Greek authorities slammed the British Museum’s refusal to take heed of UNESCO’s offer to mediate on the return of the Parthenon Marbles to Athens, saying that the British side is unwilling to cooperate and adding that Greece will continue its efforts in “every possible way”.
For over three decades, Greece has repeatedly called on the British Museum to return the 2,500-year-old marble sculptures that once adorned the Parthenon and have been the subject of dispute since they were illegally removed and taken out of the country by the Earl of Elgin in 1803, later to be housed in the British Museum.
The museum’s director, Sir Richard Lambert, has rejected in a letter, the United Nations’ offer to assist in the return of the Marbles, as the trustees “decided respectfully to decline this request”.
Lambert instead proposed loans to the Acropolis Museum, highlighting previous “joint ventures” between Greek and British museums.

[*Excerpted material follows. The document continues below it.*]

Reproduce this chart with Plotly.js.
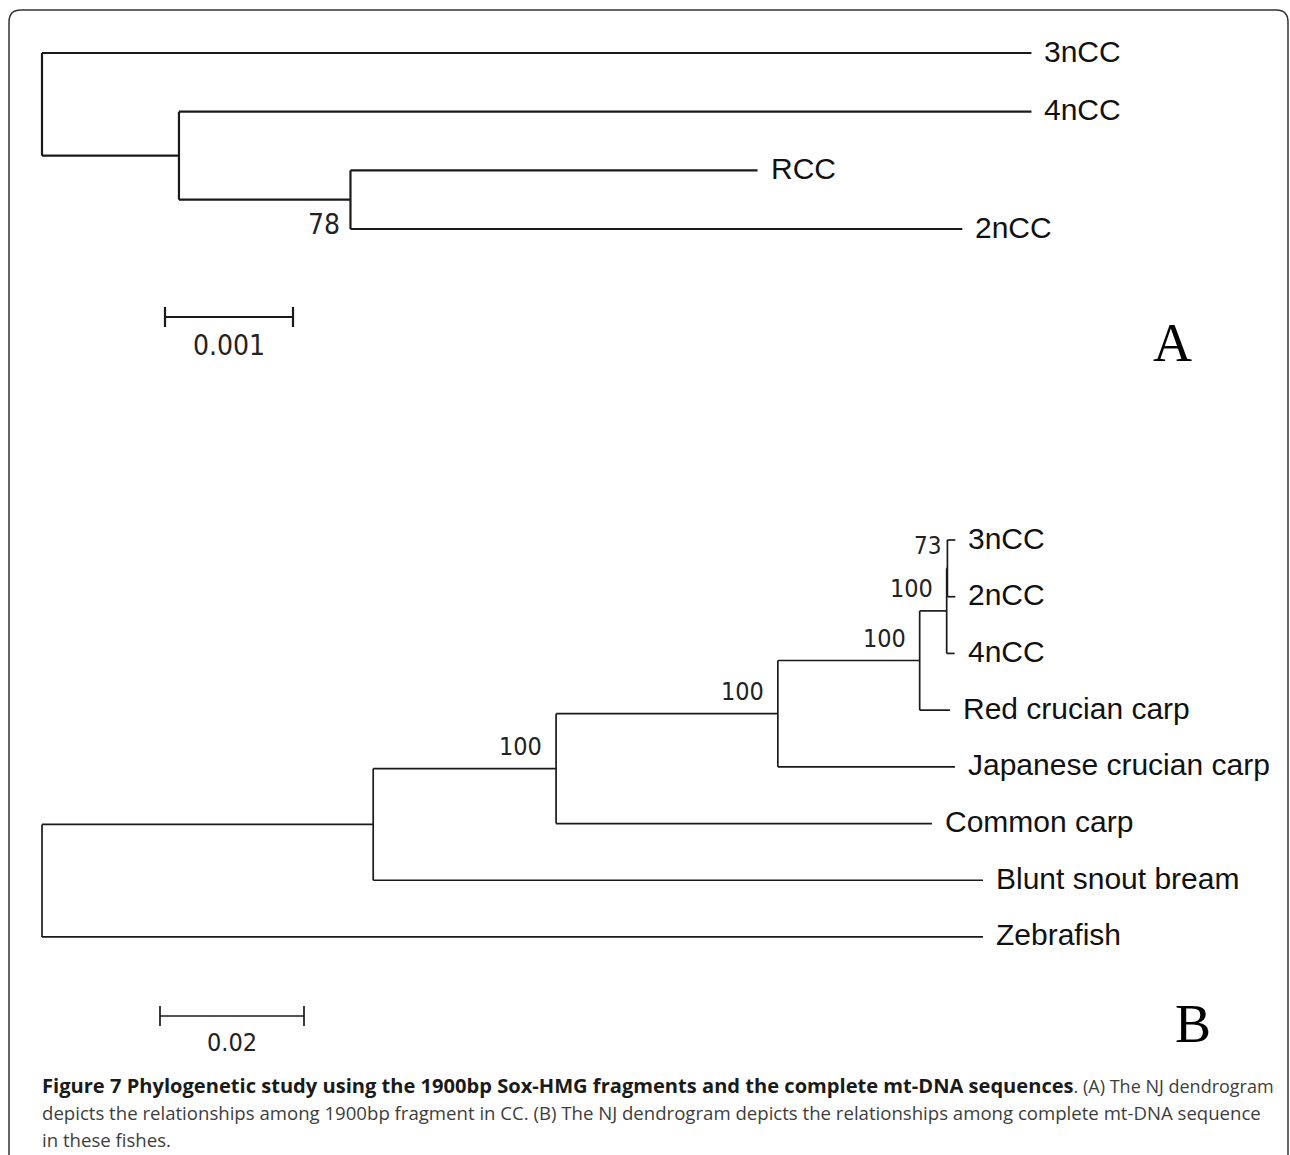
<!DOCTYPE html>
<html><head><meta charset="utf-8">
<script src="https://cdn.plot.ly/plotly-3.0.1.min.js"></script>
<style>html,body{margin:0;padding:0;background:#fff}</style>
</head><body><div id="chart" style="width:1290px;height:1155px"></div>
<script>
// ---------------- DATA ----------------
// Tree A: NJ dendrogram, 1900bp Sox-HMG fragments (branch lengths in substitutions/site)
const nodesA   = ["rootA", "3nCC", "A1", "4nCC", "A2", "RCC", "2nCC"];
const parentsA = [null, "rootA", "rootA", "A1", "A1", "A2", "A2"];
const branchA  = [0, 0.00773, 0.00107, 0.00666, 0.00134, 0.00318, 0.00478];
const supportA = ["", "", "", "", "78", "", ""];
const scaleA = 0.001, scaleLabelA = "0.001";

// Tree B: NJ dendrogram, complete mt-DNA sequences
const nodesB   = ["rootB", "B1", "B2", "B3", "B4", "B5", "B6", "3nCC", "2nCC", "4nCC",
                  "Red crucian carp", "Japanese crucian carp", "Common carp", "Blunt snout bream", "Zebrafish"];
const parentsB = [null, "rootB", "B1", "B2", "B3", "B4", "B5", "B6", "B6", "B5",
                  "B4", "B3", "B2", "B1", "rootB"];
const branchB  = [0, 0.0460, 0.0254, 0.0308, 0.0197, 0.00375, 0.0001, 0.0011, 0.0011, 0.0011,
                  0.0042, 0.0246, 0.0522, 0.0847, 0.1307];
const supportB = ["", "", "100", "100", "100", "100", "73", "", "", "", "", "", "", "", ""];
const scaleB = 0.02, scaleLabelB = "0.02";

const panelLetters = ["A", "B"];
const captionBold = "Figure 7 Phylogenetic study using the 1900bp Sox-HMG fragments and the complete mt-DNA sequences";
const captionLines = [
  ". (A) The NJ dendrogram",
  "depicts the relationships among 1900bp fragment in CC. (B) The NJ dendrogram depicts the relationships among complete mt-DNA sequence",
  "in these fishes."
];

// ---------------- STYLE / GEOMETRY ----------------
const W = 1290, H = 1155;
const geomA = {ox: 42, oy: 53, pxPerScale: 128, tipGap: 58.67, lw: 2.2, lab: 30, sup: 28,
               supShift: {dx: -8, dy: -6, below: true}, barX0: 165, barY: 317, barLabDy: 28};
const geomB = {ox: 42, oy: 540, pxPerScale: 144, tipGap: 56.71, lw: 1.7, lab: 30, sup: 25,
               supShift: {dx: -12, dy: 6, below: false}, barX0: 160, barY: 1016, barLabDy: 26};
const lineColor = "#1a1a1a";

function layoutTree(names, parents, lens) {
  const idx = {}; names.forEach((n, i) => idx[n] = i);
  const children = names.map(() => []);
  parents.forEach((p, i) => { if (p !== null) children[idx[p]].push(i); });
  const x = new Array(names.length), y = new Array(names.length);
  let tip = 0;
  function visit(i, px) {
    x[i] = px + lens[i];
    if (children[i].length === 0) { y[i] = tip++; }
    else {
      children[i].forEach(c => visit(c, x[i]));
      const ys = children[i].map(c => y[c]);
      y[i] = (Math.min(...ys) + Math.max(...ys)) / 2;
    }
  }
  visit(parents.indexOf(null), 0);
  return {x, y, children, pidx: parents.map(p => p === null ? -1 : idx[p])};
}

function buildTree(names, parents, lens, support, scale, scaleLabel, g, xa, ya) {
  const t = layoutTree(names, parents, lens);
  const X = [], Y = [];
  names.forEach((n, i) => {
    const p = t.pidx[i];
    if (p >= 0) { X.push(t.x[p], t.x[i], null); Y.push(t.y[i], t.y[i], null); }
    if (t.children[i].length) {
      const ys = t.children[i].map(c => t.y[c]);
      X.push(t.x[i], t.x[i], null); Y.push(Math.min(...ys), Math.max(...ys), null);
    }
  });
  const unitPerPx = scale / g.pxPerScale;
  const traces = [{type: "scatter", mode: "lines", x: X, y: Y, xaxis: xa, yaxis: ya,
    line: {color: lineColor, width: g.lw, shape: "linear"}, hoverinfo: "skip", showlegend: false}];
  // scale bar
  const bx0 = (g.barX0 - g.ox) * unitPerPx;
  const by = (g.barY - g.oy) / g.tipGap;
  const tk = 10 / g.tipGap;
  traces.push({type: "scatter", mode: "lines", xaxis: xa, yaxis: ya,
    x: [bx0, bx0 + scale, null, bx0, bx0, null, bx0 + scale, bx0 + scale],
    y: [by, by, null, by - tk, by + tk, null, by - tk, by + tk],
    line: {color: lineColor, width: g.lw}, hoverinfo: "skip", showlegend: false});
  const ann = [];
  names.forEach((n, i) => {
    if (t.children[i].length === 0) {
      ann.push({x: t.x[i], y: t.y[i], xref: xa, yref: ya, text: n, showarrow: false,
        xanchor: "left", yanchor: "middle", xshift: 11, yshift: 2,
        font: {family: "Liberation Sans, Arial, sans-serif", size: g.lab, color: "#111"}});
    }
    if (support[i]) {
      const s = g.supShift;
      const extra = (support[i] === "73") ? 8 : 0;
      ann.push({x: t.x[i], y: t.y[i], xref: xa, yref: ya, text: support[i], showarrow: false,
        xanchor: "right", yanchor: s.below ? "top" : "bottom", xshift: s.dx + extra, yshift: s.dy,
        font: {family: "Liberation Sans Narrow, DejaVu Sans Condensed, sans-serif", size: (support[i] === "73" ? g.sup - 1 : g.sup), color: "#222"}});
    }
  });
  ann.push({x: bx0 + scale / 2, y: by, xref: xa, yref: ya, text: scaleLabel, showarrow: false,
    xanchor: "center", yanchor: "middle", yshift: -g.barLabDy,
    font: {family: "Liberation Sans Narrow, DejaVu Sans Condensed, sans-serif", size: g.sup, color: "#222"}});
  const xr = [-g.ox * unitPerPx, (W - g.ox) * unitPerPx];
  const yr = [(H - g.oy) / g.tipGap, -g.oy / g.tipGap];
  return {traces, ann, xr, yr};
}

const A = buildTree(nodesA, parentsA, branchA, supportA, scaleA, scaleLabelA, geomA, "x", "y");
const B = buildTree(nodesB, parentsB, branchB, supportB, scaleB, scaleLabelB, geomB, "x2", "y2");

function px(x) { return x / W; }
function py(y) { return 1 - y / H; }

// frame (rounded top corners, open beyond the bottom)
const r = 12, L = 9, R = 1288, T = 10, Bt = 1170;
const framePath = `M ${px(L)},${py(Bt)} L ${px(L)},${py(T + r)} Q ${px(L)},${py(T)} ${px(L + r)},${py(T)} ` +
  `L ${px(R - r)},${py(T)} Q ${px(R)},${py(T)} ${px(R)},${py(T + r)} L ${px(R)},${py(Bt)}`;

const capFont = "Open Sans, Noto Sans, sans-serif";
const capAnn = [
  {x: px(40), y: py(1085), text: "", size: 18},
  {x: px(40), y: py(1112), text: captionLines[1], size: 18.6},
  {x: px(40), y: py(1139), text: captionLines[2], size: 18.6}
].map(c => ({x: c.x, y: c.y, xref: "paper", yref: "paper", text: c.text, showarrow: false,
  xanchor: "left", yanchor: "middle", font: {family: capFont, size: c.size, color: "#3d3d3d"}}));
capAnn[0].text = "<b><span style='color:#1a1a1a;font-size:20.1px'>" + captionBold + "</span></b>" + captionLines[0];

const letterAnn = [
  {x: px(1172), y: py(343), text: panelLetters[0]},
  {x: px(1193), y: py(1024), text: panelLetters[1]}
].map(c => ({x: c.x, y: c.y, xref: "paper", yref: "paper", text: c.text, showarrow: false,
  xanchor: "center", yanchor: "middle", font: {family: "Liberation Serif, Times New Roman, serif", size: 54, color: "#000"}}));

const axBase = {visible: false, showgrid: false, zeroline: false, fixedrange: true, domain: [0, 1]};
const layout = {
  width: W, height: H, margin: {l: 0, r: 0, t: 0, b: 0},
  paper_bgcolor: "#fff", plot_bgcolor: "rgba(0,0,0,0)", showlegend: false, hovermode: false,
  xaxis: Object.assign({}, axBase, {range: A.xr}),
  yaxis: Object.assign({}, axBase, {range: A.yr}),
  xaxis2: Object.assign({}, axBase, {range: B.xr, anchor: "y2"}),
  yaxis2: Object.assign({}, axBase, {range: B.yr, anchor: "x2"}),
  shapes: [{type: "path", xref: "paper", yref: "paper", path: framePath,
            line: {color: "#333", width: 1.5}}],
  annotations: [].concat(A.ann, B.ann, capAnn, letterAnn)
};

Plotly.newPlot("chart", [].concat(A.traces, B.traces), layout, {displayModeBar: false, staticPlot: true});
</script>
</body></html>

“We would invite our colleagues in Greek museums to continue to work with us and to explore new ways of enabling the whole world to see, study and enjoy the sculptures of the Parthenon.”

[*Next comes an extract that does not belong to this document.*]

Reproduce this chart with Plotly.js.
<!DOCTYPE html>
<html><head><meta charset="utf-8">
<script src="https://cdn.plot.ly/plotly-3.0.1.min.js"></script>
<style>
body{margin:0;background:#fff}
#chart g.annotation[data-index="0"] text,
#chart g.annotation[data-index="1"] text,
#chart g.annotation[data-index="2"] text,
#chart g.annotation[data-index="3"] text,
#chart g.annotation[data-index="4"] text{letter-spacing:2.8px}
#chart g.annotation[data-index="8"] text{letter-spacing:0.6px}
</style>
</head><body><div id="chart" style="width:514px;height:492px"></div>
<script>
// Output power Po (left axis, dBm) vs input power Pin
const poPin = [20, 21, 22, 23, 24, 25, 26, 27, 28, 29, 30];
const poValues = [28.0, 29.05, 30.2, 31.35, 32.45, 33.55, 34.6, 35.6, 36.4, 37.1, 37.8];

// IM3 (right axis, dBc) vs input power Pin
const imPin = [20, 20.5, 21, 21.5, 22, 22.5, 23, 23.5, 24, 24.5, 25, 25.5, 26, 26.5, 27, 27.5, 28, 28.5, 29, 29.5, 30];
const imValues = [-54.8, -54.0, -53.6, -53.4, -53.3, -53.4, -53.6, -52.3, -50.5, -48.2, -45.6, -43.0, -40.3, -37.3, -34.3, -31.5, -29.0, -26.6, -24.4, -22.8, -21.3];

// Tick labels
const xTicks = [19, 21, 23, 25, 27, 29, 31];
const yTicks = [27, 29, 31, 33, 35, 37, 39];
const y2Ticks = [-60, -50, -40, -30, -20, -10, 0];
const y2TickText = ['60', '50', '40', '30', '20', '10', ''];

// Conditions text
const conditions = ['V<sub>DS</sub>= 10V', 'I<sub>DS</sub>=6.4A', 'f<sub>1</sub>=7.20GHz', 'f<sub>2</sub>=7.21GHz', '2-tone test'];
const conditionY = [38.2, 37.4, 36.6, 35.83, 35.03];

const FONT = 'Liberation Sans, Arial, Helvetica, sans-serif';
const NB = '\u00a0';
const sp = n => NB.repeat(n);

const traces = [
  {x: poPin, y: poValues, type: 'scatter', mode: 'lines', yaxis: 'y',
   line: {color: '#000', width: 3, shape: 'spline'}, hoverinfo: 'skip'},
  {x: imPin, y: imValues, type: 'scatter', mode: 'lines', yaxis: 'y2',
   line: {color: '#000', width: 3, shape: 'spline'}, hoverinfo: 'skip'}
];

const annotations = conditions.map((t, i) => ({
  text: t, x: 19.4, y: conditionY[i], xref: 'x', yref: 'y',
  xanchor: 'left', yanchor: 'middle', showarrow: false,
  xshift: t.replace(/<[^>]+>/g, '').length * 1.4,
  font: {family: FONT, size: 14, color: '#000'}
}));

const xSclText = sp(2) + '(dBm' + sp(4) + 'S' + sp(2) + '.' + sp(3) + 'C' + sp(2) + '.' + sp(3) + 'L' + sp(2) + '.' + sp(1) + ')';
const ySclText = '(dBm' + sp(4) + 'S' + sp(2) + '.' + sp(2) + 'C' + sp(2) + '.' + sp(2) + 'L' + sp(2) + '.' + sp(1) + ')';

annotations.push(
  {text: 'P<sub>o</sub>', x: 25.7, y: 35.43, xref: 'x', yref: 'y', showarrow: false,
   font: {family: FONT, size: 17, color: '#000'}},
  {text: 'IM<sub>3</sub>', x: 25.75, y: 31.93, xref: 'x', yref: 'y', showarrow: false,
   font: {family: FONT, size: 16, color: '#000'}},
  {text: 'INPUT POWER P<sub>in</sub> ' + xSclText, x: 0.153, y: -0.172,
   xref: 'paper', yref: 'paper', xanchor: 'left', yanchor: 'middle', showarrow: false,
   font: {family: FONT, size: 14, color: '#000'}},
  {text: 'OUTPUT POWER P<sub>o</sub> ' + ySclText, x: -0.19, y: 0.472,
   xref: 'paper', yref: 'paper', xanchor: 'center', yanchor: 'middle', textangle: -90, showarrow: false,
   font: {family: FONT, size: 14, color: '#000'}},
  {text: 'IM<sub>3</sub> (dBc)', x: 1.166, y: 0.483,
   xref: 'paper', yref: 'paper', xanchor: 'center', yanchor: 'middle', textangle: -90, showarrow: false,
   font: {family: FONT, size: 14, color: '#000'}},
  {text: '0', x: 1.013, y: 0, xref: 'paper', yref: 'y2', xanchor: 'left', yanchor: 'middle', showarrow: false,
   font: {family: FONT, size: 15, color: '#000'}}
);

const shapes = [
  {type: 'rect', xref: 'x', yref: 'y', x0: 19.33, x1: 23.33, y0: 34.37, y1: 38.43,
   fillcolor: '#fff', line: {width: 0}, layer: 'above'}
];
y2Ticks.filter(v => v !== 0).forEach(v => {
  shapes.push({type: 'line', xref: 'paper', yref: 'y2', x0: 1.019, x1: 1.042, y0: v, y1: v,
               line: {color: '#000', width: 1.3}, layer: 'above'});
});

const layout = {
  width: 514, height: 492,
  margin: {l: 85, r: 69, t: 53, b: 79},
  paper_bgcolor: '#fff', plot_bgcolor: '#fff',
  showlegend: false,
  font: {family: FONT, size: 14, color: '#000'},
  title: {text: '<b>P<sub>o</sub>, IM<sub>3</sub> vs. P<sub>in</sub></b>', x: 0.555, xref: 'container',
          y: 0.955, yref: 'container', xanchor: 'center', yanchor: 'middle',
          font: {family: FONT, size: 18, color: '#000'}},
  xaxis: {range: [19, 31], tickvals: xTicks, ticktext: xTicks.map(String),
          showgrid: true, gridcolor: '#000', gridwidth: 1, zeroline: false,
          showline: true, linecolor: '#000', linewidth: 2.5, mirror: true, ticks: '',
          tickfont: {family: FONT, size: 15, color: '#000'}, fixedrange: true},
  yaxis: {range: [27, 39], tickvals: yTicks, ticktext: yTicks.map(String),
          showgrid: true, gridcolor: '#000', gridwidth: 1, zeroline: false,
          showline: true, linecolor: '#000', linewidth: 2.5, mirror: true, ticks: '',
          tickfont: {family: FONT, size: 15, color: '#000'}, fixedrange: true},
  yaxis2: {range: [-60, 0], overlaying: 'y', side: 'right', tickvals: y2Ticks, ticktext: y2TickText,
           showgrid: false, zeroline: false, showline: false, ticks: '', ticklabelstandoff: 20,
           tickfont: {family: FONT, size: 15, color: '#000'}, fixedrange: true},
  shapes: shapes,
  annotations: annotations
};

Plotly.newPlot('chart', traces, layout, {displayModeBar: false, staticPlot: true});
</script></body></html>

At the same time, The Independent reported that British Culture Minister Ed Vaizey also wrote to UNESCO declining mediation: “While we remain keen to cooperate with UNESCO in its work, the fact remains that the Parthenon sculptures in the British Museum were legally acquired by Lord Elgin under the laws pertaining at the time and the Trustees of the British Museum have had clear legal title to the sculptures since 1816,” he said.
The Greek response was short and immediate: “We were sadly informed, unofficially, of Britain’s refusal to accept UNESCO’s invitation to launch a mediation process over return of the Parthenon sculptures housed in the British Museum,” Deputy Culture Minister Nikos Xydakis said.
“The negativity of the British is overwhelming, along with their lack of respect for the role of the mediators,” he added.
The Greek minister stressed that the British have repeatedly tried to downgrade an international issue into an “problem between museums” and invited the museum authorities to reconsider their stance.
Meanwhile, chairman of the British Committee for the Reunification of the Parthenon Marbles Eddie O’Hara told The Independent that the UK’s decision was “deeply disappointing” and added that: “they play the game of offering a loan because they know the Greeks would never accept a loan”.
News that the British Museum was once again planning to loan parts of the Parthenon Marbles to museums across the globe as early as July 2015 sparked an angry reaction in Athens earlier this year. The ancient sculptures initially left London in December last year, when a headless statue of the river god Ilissos was lent to the State Hermitage Museum in St Petersburg.